I shake my head, snapping myself out of the thought, and push on. Once I find the section on healing, I scan the shelves to see how many texts I have to browse through. There are quite a few, at least three full shelves of them. Less than we have at the castle library, but still more than I expected would be here.
I grab a couple at random off the first shelf and quickly flip through. Some look to be printed, while others are full of drawings and handwritten notes. Some aren’t texts at all, but journals kept by healers over the years full of information on past patients, with different volumes carved into the spines.
No one has ever told me what is actually wrong with my mother. The only explanation ever offered to me was that this happened during childbirth…with me. I caused this. I ripped her from my life and didn’t even know it.

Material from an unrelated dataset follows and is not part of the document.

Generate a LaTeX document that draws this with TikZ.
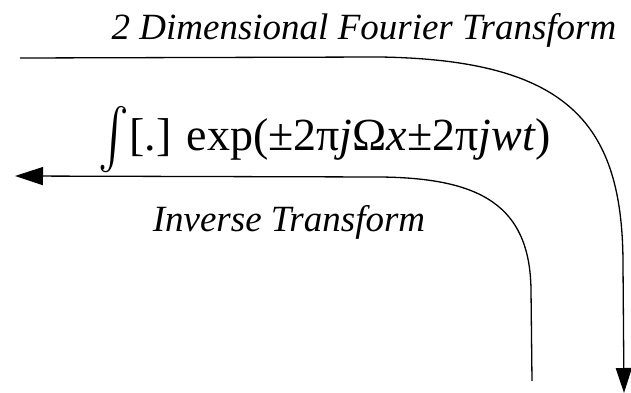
\documentclass[tikz,border=0pt]{standalone}
\usepackage{fontspec}
\setmainfont{Liberation Serif}
\usepackage{unicode-math}
\setmathfont{Latin Modern Math}
\usetikzlibrary{arrows.meta}

\begin{document}
\begin{tikzpicture}[x=1pt, y=-1pt]
      \useasboundingbox (0,0) rectangle (631,393);
      \tikzset{lbl/.style={font=\fontsize{37}{42}\selectfont\itshape, inner sep=0pt}}
      \node[lbl] (title) at (364,30) {2 Dimensional Fourier Transform};
      \node[inner sep=0pt, font=\fontsize{46}{50}\selectfont] (kernel) at (325,140)
        {\raisebox{-4pt}{\scalebox{1}[1.3]{$\int$}}[.] exp(±2π\textit{j}Ω\textit{x}±2π\textit{jwt})};
      \node[lbl] (inv) at (289,222) {Inverse Transform};
      \coordinate (fwdA) at (20,58);
      \coordinate (fwdB) at (624,393);
      \coordinate (invA) at (532,381);
      \coordinate (invB) at (15,176);
      \draw[-{Triangle[length=25pt, width=16pt]}, line width=1.3pt] (fwdA) -- (380,57)
        .. controls (570,60) and (623,125) .. (623,265) -- (fwdB);
      \draw[-{Triangle[length=28pt, width=18pt]}, line width=1.3pt] (invA) -- (531,290)
        .. controls (530,205) and (480,178) .. (380,177) -- (invB);
    \end{tikzpicture}
\end{document}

It’s one of the main reasons I am so determined to do something about it. Now that I feel the loss of her personally, saw the woman she was on the page, the mother that she was already and the one she wanted to be, I needed to right this wrong and fix what I had so innocently done simply by being born.
After scanning the shelves, I get to work. Intermittent coughs and footsteps break through the silence, but I ignore them, focused solely on my task. One by one, I pull the books off the shelf and flip through to see if it is relevant. Anything concerning childbirth, blood loss, unconscious sleeps, death. Something that might explain why she would have fallen asleep, never to wake.
I flip through the index if there is one, or skip the book if the title doesn’t seem promising. Some of the printed books I have already seen in the castle’s library, but many of the handwritten texts or journals are unique and we don’t have copies. I take extra time on those, looking closely to make sure I am not missing something important at first glance.
By the time I reach the end of the first shelf, I have a large stack of books in my arms. I need to find a table to go through these before I continue on to the other shelves. I walk to the end of the row and glance to the right, but all the tables look full, or already claimed. I turn around to check the other side and smack straight into someone’s hard chest.
CHAPTER EIGHT
The books fall from my arms and crash loudly to the ground, as firm hands wrap around my shoulders, steadying me as I lose my balance.
“I’m sorry. Are you alright?” The voice is deep, his words a low grumble, trying not to disturb the quiet more than the clatter of books already has.
My eyes slide up his body, taking in his broad frame until they land on his face. Blinking up at him, stunned, I hope he doesn’t feel the shiver coursing through me as he holds me steady.
I hadn’t noticed him when I walked in, because surely he would have stood out. I’ve never seen anyone like him before. He is young, maybe a few years older than me, and obviously tall as I crane my neck up to see his face.
I take in his hair, so different from the clean cut and shaven guards I am used to seeing around the castle. Dusty brown waves fall past his shoulders, the top pulled into a knot at the back of his head, as if he lazily tied it out of his way. Large amber eyes sit beneath full dark eyebrows, thesame color as the bit of stubble along his sharp jaw and chin. As I scan his face, my eyes catch on a thick scar that cuts through his bottom lip.
I want to reach up and run my fingers over it.
“Are you alright?” He tilts his head and lowers his face to my level, trying to get my attention.
I quickly push the thoughts of touching this stranger’s face away and clench my fists by my side. I can’t help that I am completely distracted by him. He looks like a hero straight out of one of Tila’s books.
“Yes, I’m sorry. I’m fine.” I step back out of his hold and his arms drop to his sides.
“Let me get these for you.” He crouches down and begins stacking the books scattered at our feet.
“Oh no, it’s fine. I can get them.” Now that I am out of his grasp, I can think clearly again. I crouch down as well, trying to beat him to it, hoping he doesn’t notice the kinds of books I have gathered.
“I insist,” he says as he rocks his weight back onto his heels, holding a neatly piled stack out in front of him. I hadn’t been fast enough, too flustered from actually speaking to someone, let alone someone like him.